Multifaceted artist Amelia Roberts is teaching a tapestry weaving class Saturday at 2 p.m. at the Hillsborough Road Co-op in Carrboro.
Staff member Tat’yana Berdan spoke with Roberts about what she hopes people learn from the class and why tapestry weaving is a significant art form.
ATTEND THE CLASS
Time: 2-5 p.m. Saturday
Location: Hillsborough Road Co-op in Carrboro
Info About Registering: http://bit.ly/ZjQXKh
Daily Tar Heel: Can you describe your class in detail?
Amelia Roberts: The class is basically teaching people how to do tapestry weaving.
The way I am approaching it is like a sketchbook. It’s about just experimenting and having fun.
DTH: Why did you choose tapestry weaving as the subject of your class?
AR: Because it is a skill I have that a lot of people I know expressed an interest in learning how to do.
And I thought it would be fun to offer it.
DTH: How did you initially become interested in tapestry weaving as an art form?
AR: I was a textiles major at Savannah College of Art and Design, and tapestry weaving was one of the first things that we learned.
I thought it was a cool way to create art using weaving as almost a drawing, painting medium.
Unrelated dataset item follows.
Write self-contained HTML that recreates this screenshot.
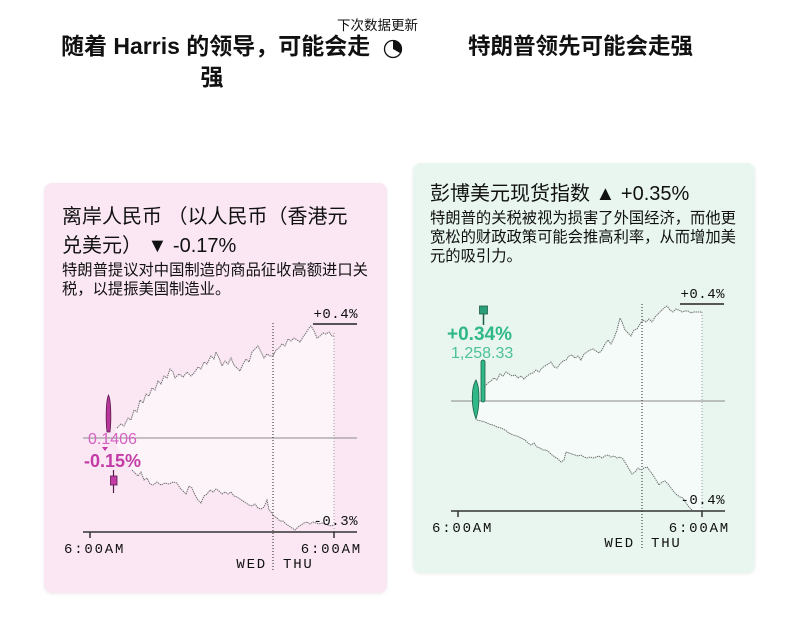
<!DOCTYPE html>
<html><head><meta charset="utf-8">
<style>
html,body{margin:0;padding:0;background:#fff;}
svg{display:block;}
text{font-family:"Liberation Sans","Noto Sans CJK SC",sans-serif;fill:#111;}
.mono{font-family:"Liberation Mono","DejaVu Sans Mono",monospace;font-size:14px;letter-spacing:1.8px;}
.mv{font-family:"Liberation Mono","DejaVu Sans Mono",monospace;font-size:14px;letter-spacing:0.5px;}
.ser{fill:none;stroke:#6d6d6d;stroke-width:1;stroke-dasharray:1.4 0.8;}
</style></head>
<body>
<svg width="800" height="641" viewBox="0 0 800 641" xmlns="http://www.w3.org/2000/svg">
<defs>
<filter id="sh" x="-5%" y="-5%" width="110%" height="110%">
<feDropShadow dx="0" dy="1" stdDeviation="1.5" flood-color="#000" flood-opacity="0.08"/>
</filter>
</defs>
<rect width="800" height="641" fill="#fff"/>

<!-- Header -->
<text x="61" y="54" font-size="23" font-weight="bold">随着 Harris 的领导，可能会走</text>
<text x="212" y="85" font-size="23" font-weight="bold" text-anchor="middle">强</text>
<text x="337" y="30" font-size="13.5">下次数据更新</text>
<circle cx="393" cy="49" r="8.5" fill="#fff" stroke="#111" stroke-width="1.3"/>
<path d="M393,49 L393,40.5 A8.5,8.5 0 0 1 400.4,53.25 Z" fill="#111"/>
<text x="468" y="54" font-size="22.5" font-weight="bold">特朗普领先可能会走强</text>

<!-- Pink panel -->
<rect x="44" y="183" width="343" height="410" rx="8" fill="#fbe7f4" filter="url(#sh)"/>
<text x="62" y="223" font-size="20">离岸人民币 （以人民币（香港元</text>
<text x="62" y="252" font-size="20">兑美元） ▼ -0.17%</text>
<text x="62" y="275" font-size="15.3">特朗普提议对中国制造的商品征收高额进口关</text>
<text x="62" y="294" font-size="15.3">税，以提振美国制造业。</text>

<polygon fill="#fdf4fa" points="112,438 117,428 121,424 124,426 128,418 131,420 134,410 137,412 140,400 143,403 146,394 149,396 152,388 155,390 158,381 161,384 164,376 167,378 170,369 173,372 175,378 179,374 183,377 187,372 191,376 194,373 198,367 201,369 204,362 207,364 211,356 214,359 216,352 219,358 222,366 225,361 228,364 231,358 234,365 237,368 240,371 243,364 246,359 249,362 252,352 255,349 258,346 261,352 264,358 267,354 270,356 273,356 276,350 279,348 282,344 285,346 288,339 291,341 294,338 297,340 300,342 303,337 306,333 309,328 311,326 314,331 317,338 320,336 323,333 326,334 329,332 332,336 334,336 334,525 331,526 328,525 325,524 322,523 319,524 316,523 313,522 310,524 307,522 304,523 301,525 298,527 295,530 292,528 289,526 286,524 283,521 280,521 277,518 274,516 271,512 269,510 267,500 264,507 261,509 258,508 255,504 252,506 249,505 246,503 243,501 240,499 237,497 234,496 231,492 228,494 225,492 222,494 219,491 216,489 213,492 210,490 207,494 204,496 201,503 198,500 195,495 192,488 189,486 186,494 183,491 180,488 177,483 173,482 169,484 165,483 161,485 157,482 153,485 150,484 147,478 144,480 141,472 138,476 135,473 132,470"/>
<line x1="83" y1="438" x2="357" y2="438" stroke="#8a8a8a" stroke-width="1"/>
<line x1="273" y1="323" x2="273" y2="570" stroke="#222" stroke-width="1" stroke-dasharray="1 2"/>
<line x1="334" y1="333" x2="334" y2="532" stroke="#999" stroke-width="1" stroke-dasharray="1 2"/>
<polyline class="ser" points="117,428 121,424 124,426 128,418 131,420 134,410 137,412 140,400 143,403 146,394 149,396 152,388 155,390 158,381 161,384 164,376 167,378 170,369 173,372 175,378 179,374 183,377 187,372 191,376 194,373 198,367 201,369 204,362 207,364 211,356 214,359 216,352 219,358 222,366 225,361 228,364 231,358 234,365 237,368 240,371 243,364 246,359 249,362 252,352 255,349 258,346 261,352 264,358 267,354 270,356 273,356 276,350 279,348 282,344 285,346 288,339 291,341 294,338 297,340 300,342 303,337 306,333 309,328 311,326 314,331 317,338 320,336 323,333 326,334 329,332 332,336 334,336"/>
<polyline class="ser" points="132,470 135,473 138,476 141,472 144,480 147,478 150,484 153,485 157,482 161,485 165,483 169,484 173,482 177,483 180,488 183,491 186,494 189,486 192,488 195,495 198,500 201,503 204,496 207,494 210,490 213,492 216,489 219,491 222,494 225,492 228,494 231,492 234,496 237,497 240,499 243,501 246,503 249,505 252,506 255,504 258,508 261,509 264,507 267,500 269,510 271,512 274,516 277,518 280,521 283,521 286,524 289,526 292,528 295,530 298,527 301,525 304,523 307,522 310,524 313,522 316,523 319,524 322,523 325,524 328,525 331,526 334,525"/>
<text class="mv" x="358" y="318" text-anchor="end">+0.4%</text>
<line x1="313" y1="324" x2="357" y2="324" stroke="#222" stroke-width="1.5"/>
<text class="mv" x="358" y="525" text-anchor="end">-0.3%</text>
<line x1="83" y1="532" x2="357" y2="532" stroke="#333" stroke-width="1.5"/>
<line x1="90" y1="532" x2="90" y2="538" stroke="#333" stroke-width="1.5"/>
<line x1="334" y1="532" x2="334" y2="538" stroke="#333" stroke-width="1.5"/>
<text class="mono" x="64" y="553">6:00AM</text>
<text class="mono" x="362" y="553" text-anchor="end">6:00AM</text>
<text class="mono" x="267" y="568" text-anchor="end">WED</text>
<text class="mono" x="283" y="568">THU</text>
<!-- pink indicator -->
<path d="M108.5,395 C106,400 105.5,420 107,432 L110,432 C111.5,420 111,400 108.5,395 Z" fill="#b8359a" stroke="#5a1a4c" stroke-width="0.8"/>
<text x="88" y="444" font-size="16" style="fill:#d660c0">0.1406</text>
<path d="M102,447 L108,447 L105,451 Z" fill="#c23ba6"/>
<text x="84" y="467" font-size="18" font-weight="bold" style="fill:#c23ba6">-0.15%</text>
<line x1="113.5" y1="470" x2="113.5" y2="493" stroke="#5a1a4c" stroke-width="1.2"/>
<rect x="110.5" y="476" width="6.5" height="9" fill="#c23ba6" stroke="#5a1a4c" stroke-width="0.8"/>

<!-- Green panel -->
<rect x="413" y="163" width="342" height="410" rx="8" fill="#e8f6ef" filter="url(#sh)"/>
<text x="430" y="200" font-size="20">彭博美元现货指数 ▲ +0.35%</text>
<text x="430" y="223" font-size="15.3">特朗普的关税被视为损害了外国经济，而他更</text>
<text x="430" y="242" font-size="15.3">宽松的财政政策可能会推高利率，从而增加美</text>
<text x="430" y="261" font-size="15.3">元的吸引力。</text>

<polygon fill="#f5fbf8" points="477,401 482,390 485,386 488,383 491,381 494,378 497,380 500,374 503,376 506,372 509,374 512,376 515,375 518,378 521,376 524,379 527,376 530,374 533,373 536,370 539,372 542,368 545,366 548,364 551,362 554,367 557,368 560,364 563,361 566,360 569,356 572,355 575,358 578,356 581,360 584,354 587,352 590,350 593,349 596,351 599,353 602,350 605,344 608,340 611,344 614,338 617,330 620,318 622,322 625,330 628,333 631,336 634,330 637,329 640,324 643,320 646,322 649,319 652,322 655,317 658,314 661,311 664,308 667,306 670,310 673,312 676,309 679,310 682,312 685,311 688,311 691,313 694,312 697,312 702,312 702,511 692,510 689,507 686,503 683,498 680,497 677,495 674,492 671,488 668,484 665,481 662,482 659,485 656,480 653,475 650,471 647,467 644,468 641,470 638,468 635,472 632,474 629,469 626,464 623,459 620,457 617,458 614,456 611,457 608,455 605,456 602,458 599,456 596,457 593,458 590,457 587,458 584,457 581,455 578,456 575,455 572,454 569,453 566,452 564,460 561,462 558,459 555,457 552,455 549,452 546,450 543,450 540,448 537,447 534,443 531,445 528,443 525,440 521,438 517,436 513,435 509,433 505,430 501,428 497,427 493,425 489,424 485,422 481,421 477,420"/>
<line x1="451" y1="401" x2="725" y2="401" stroke="#8a8a8a" stroke-width="1"/>
<line x1="642" y1="304" x2="642" y2="550" stroke="#222" stroke-width="1" stroke-dasharray="1 2"/>
<line x1="702" y1="312" x2="702" y2="511" stroke="#999" stroke-width="1" stroke-dasharray="1 2"/>
<polyline class="ser" points="482,390 485,386 488,383 491,381 494,378 497,380 500,374 503,376 506,372 509,374 512,376 515,375 518,378 521,376 524,379 527,376 530,374 533,373 536,370 539,372 542,368 545,366 548,364 551,362 554,367 557,368 560,364 563,361 566,360 569,356 572,355 575,358 578,356 581,360 584,354 587,352 590,350 593,349 596,351 599,353 602,350 605,344 608,340 611,344 614,338 617,330 620,318 622,322 625,330 628,333 631,336 634,330 637,329 640,324 643,320 646,322 649,319 652,322 655,317 658,314 661,311 664,308 667,306 670,310 673,312 676,309 679,310 682,312 685,311 688,311 691,313 694,312 697,312 702,312"/>
<polyline class="ser" points="477,420 481,421 485,422 489,424 493,425 497,427 501,428 505,430 509,433 513,435 517,436 521,438 525,440 528,443 531,445 534,443 537,447 540,448 543,450 546,450 549,452 552,455 555,457 558,459 561,462 564,460 566,452 569,453 572,454 575,455 578,456 581,455 584,457 587,458 590,457 593,458 596,457 599,456 602,458 605,456 608,455 611,457 614,456 617,458 620,457 623,459 626,464 629,469 632,474 635,472 638,468 641,470 644,468 647,467 650,471 653,475 656,480 659,485 662,482 665,481 668,484 671,488 674,492 677,495 680,497 683,498 686,503 689,507 692,510"/>
<text class="mv" x="725" y="298" text-anchor="end">+0.4%</text>
<line x1="680" y1="304" x2="724" y2="304" stroke="#222" stroke-width="1.5"/>
<text class="mv" x="725" y="504" text-anchor="end">-0.4%</text>
<line x1="451" y1="511" x2="725" y2="511" stroke="#333" stroke-width="1.5"/>
<line x1="458" y1="511" x2="458" y2="517" stroke="#333" stroke-width="1.5"/>
<line x1="702" y1="511" x2="702" y2="517" stroke="#333" stroke-width="1.5"/>
<text class="mono" x="432" y="532">6:00AM</text>
<text class="mono" x="730" y="532" text-anchor="end">6:00AM</text>
<text class="mono" x="635" y="547" text-anchor="end">WED</text>
<text class="mono" x="651" y="547">THU</text>
<!-- green indicator -->
<line x1="483.5" y1="314" x2="483.5" y2="325" stroke="#1d5e47" stroke-width="1.5"/>
<rect x="479.5" y="306" width="8" height="8" fill="#2a9e78" stroke="#1d5e47" stroke-width="0.8"/>
<text x="447" y="340" font-size="19" font-weight="bold" style="fill:#2fb888">+0.34%</text>
<text x="451" y="358" font-size="16" style="fill:#4cc296">1,258.33</text>
<rect x="481" y="360" width="4" height="42" rx="2" fill="#2fb888" stroke="#1d5e47" stroke-width="0.8"/>
<path d="M476,380 C471,388 471,406 476,419 C480,406 480,388 476,380 Z" fill="#2fb888" stroke="#1d5e47" stroke-width="0.8"/>
</svg>
</body></html>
DTH: Can you tell me a little bit about the history of tapestry weaving?
AR: It’s a really ancient type of art. Many tapestries have been found in Egyptian tombs, and I am pretty sure it’s a lot older than that.
Textiles, in general, are really hard to know the history of because they predate written history and many of them don’t preserve well.
In terms of what we know about recent history, the Bauhaus weavers in Germany, in the 1920s, created tapestries (to reach out) to a wider audience.
When many of them emigrated to the U.S. during World War II, (the art form) continued here, and it has spread. Now it’s a modern art practice.
DTH: What do you hope students will get out of taking your class?
AR: I hope that students will take away new skills, first of all.
I also hope they will take away an appreciation for the importance of tapestry weaving and see it as a way to play and experiment.
DTH: How do you plan on structuring the course?
AR: It’s going to begin by preparing our looms. Then we’ll learn some stitches, and I will give people time to practice those while I go around helping people individually.
Then we will probably learn some more stitches and take out some experimental materials.
DTH: Why do you think tapestry weaving is an important art form?
AR: I think tapestry weaving is important in terms of preserving craft mediums in the field of art.
The reason I am teaching this workshop is for fun and entertainment.
Also, North Carolina has a rich textile history and I think that having that connection to the past is important.